Sire was tapped to lead the full-scale testing for the plane’s wings, its landing gear, and its empennage, the plane’s tail section. She became a manager in the 787 project’s loads and dynamics analysis and then a senior manager in charge of the overall systems stress team, making sure all of the plane’s systems met the Federal Aviation Administration’s requirements.

And it all culminated in September 2011, when Sire and some of her colleagues packed aboard a 787 for a flight designed to test the finished interior and the flight entertainment system.

Near the end of that special flight, things got even better.

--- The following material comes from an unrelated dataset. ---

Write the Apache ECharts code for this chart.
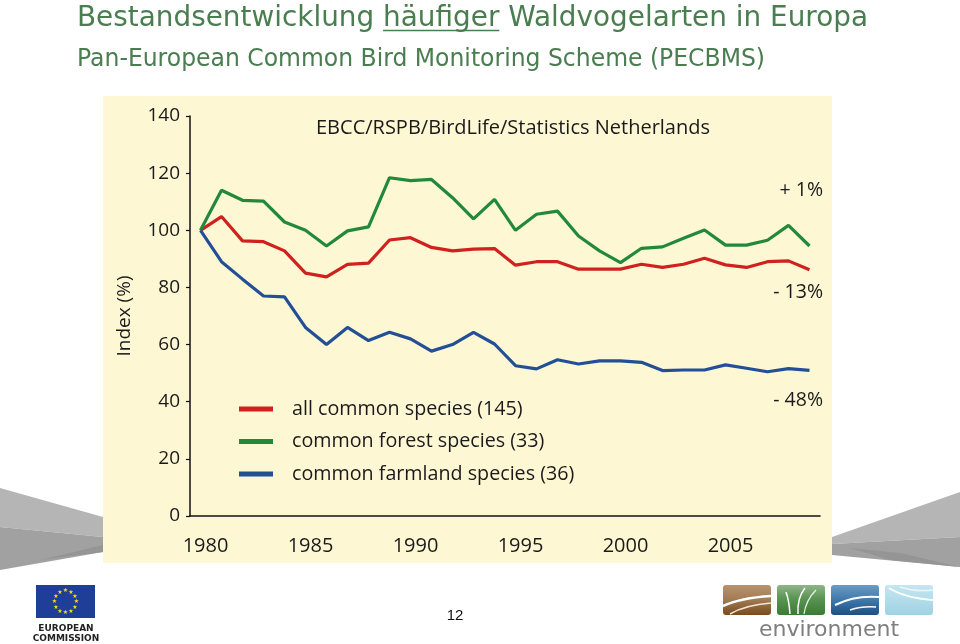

Stacie Sire, B.S. 1996, on the flight deck of a Boeing 787 Dreamliner during a test flight in September 2011. Sire was invited to ride in the plane's control center in recognition of the years she spent helping to design and test the 787 airframe. (Photo: Stacie Sire)
 

“I was asked to be in the flight deck for the landing,” Sire said. “That was the pinnacle. I am in this airplane that I have started [working on] from very rough conceptual design. Landing in this airplane that now exists physically. I am thinking back on these finite element models that I ran that were so coarse on this airplane. It was just overwhelming.”

Now that production is in full swing on the 787, Sire has moved on to new projects as director of airplane configuration and systems engineering. Instead of focusing on one particular model, her team supports all of Boeing’s commercial airplanes.

Over the years, the company paid for Sire to get a couple of master’s degrees from the University of Washington, near Boeing’s headquarters. She’s even spent the last few months at an executive leadership development program at Harvard.

And it all happened because of that on-campus job interview and a professor who mentioned her skills in structural engineering could be used more broadly than Sire had imagined.

Sometimes it’s the littlest things that change everything.